- A formal portrait of Miriam Green Ellis, with her signature.
- Born: Miriam Green 1879 Richville, New York, U.S.
- Died: November 19, 1964 (aged 84–85) Winnipeg, Manitoba, Canada
- Education: Bishop Strachan School and Toronto Conservatory of Music
- Occupation: Agricultural Journalist
- Spouse: George Edward Ellis (separated)

= Miriam Green Ellis =

Miriam Green Ellis (1879 – November 19, 1964) was an agricultural journalist best known for her 25-year career as western editor of the Family Herald and Weekly Star. Along with her mentor Cora Hind, she was a pioneering Western woman journalist at a time when the field was dominated by men. Her writing documented the early 20th century experience of the Canadian West, from country fairs to the impact of the Depression to the development of the oil sands.

== Early life ==
Miriam was born to Canadian parents in 1879 in Richville, New York. She spent most of her childhood in Athens, Ontario, attended high school in Toronto at Bishop Strachan School, and earned an A.T.C.M. (Associate of the Toronto Conservatory of Music) from the Toronto Conservatory of Music. When her family moved across the country to Edmonton in 1904, she met George Edward Ellis, an educator and bureaucrat. The couple married in 1905 when she was 25 and he was 31. They later moved to Prince Albert, Saskatchewan so George could take the role of principal at the Prince Albert Collegiate Institute. When World War I broke, George enlisted as a major in the 53rd Battalion (Northern Saskatchewan), CEF, but when he was "dismissed for misconduct," the couple separated and George relocated to Ontario.

== Career ==
For many years, Miriam worked as a freelance journalist, publishing in a handful of local Saskatchewan papers, like the Prince Albert Daily Herald and the Regina Leader-Post. In 1919, she moved to Edmonton to begin covering the Legislature as a reporter for the Edmonton Bulletin, a paper run by Edmonton businessman Frank Oliver (politician).

In 1920, Miriam organized the first regional conference for the Canadian Women's Press Club (CWPC), in Edmonton, attended by 50 women journalists. She had joined the CWPC in 1913 and served as president of the Edmonton branch in 1919. In subsequent years, she fulfilled roles as vice-president for Edmonton branch, area director for the Manitoba branch, and chair of the Beneficiary Fund and Memorial Awards board. At the organization's triennal in 1956, celebrated in Edmonton, Miriam delivered a talk summarizing the history of the CWPC. Her participation in the CWPC led to several key friendships in her life, including Emily Murphy and Nellie McClung.

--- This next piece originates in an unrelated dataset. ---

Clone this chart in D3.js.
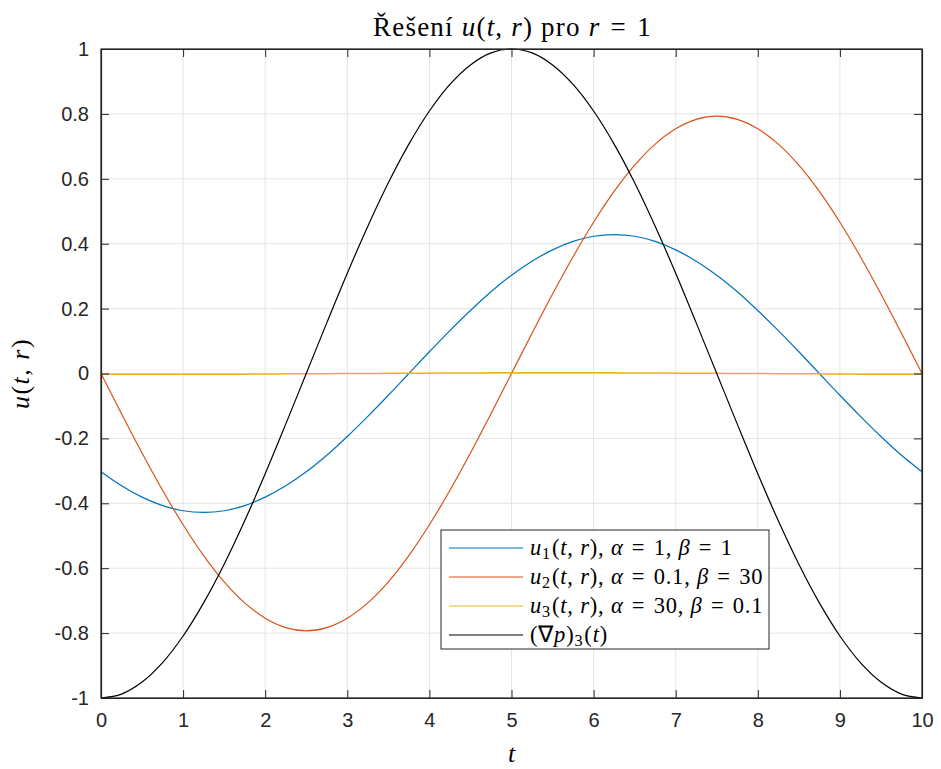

Through her reporting at the Edmonton Bulletin, Miriam discovered that the Canadian North was an area of rapid development. In 1922, after her editor Frank Oliver refused to finance her idea, she undertook a self-funded trip to Aklavik in the Northwest Territories. Equipped with a typewriter and camera, she travelled mostly by river steamer up the Mackenzie River, documenting the life of the communities she encountered, including Cree, Dene, Gwich'in and Inuit. Places she visited and photographed included Waterways, Alberta, Fort McMurray, Fort McKay, Fort Chipewyan, Fort Smith, Fort Resolution, Hay River, Fort Providence, Fort Simpson, Fort Norman, Fort Good Hope, Fort McPherson, and, finally, Aklavik. The trip resulted in many striking photographs of life in the North. Miriam created a series of magic lantern slides using a calotype process to add colour, by hand, to her black and white photographs on glass slides. She toured to New York City and across Canada to share her images and recount her observations from her journey. Miriam also published 40 newspaper articles about her trip.

Following her Northern adventures, Miriam quit the Edmonton Bulletin to become a freelancer, and the Montreal-based Family Herald and Weekly Star published a lot of her work. When the paper offered her a position as western editor in 1927, she relocated to Winnipeg, serving 25 years in that role before her retirement in 1952. Covering agriculture in Western Canada, she developed a reputation as a knowledgeable and confident reporter.

To mark her retirement from the Family Herald and Weekly Star, 100 past colleagues and acquaintances from five provinces gathered in Winnipeg for a dinner to celebrate her legacy. Miriam continued freelancing until 1957.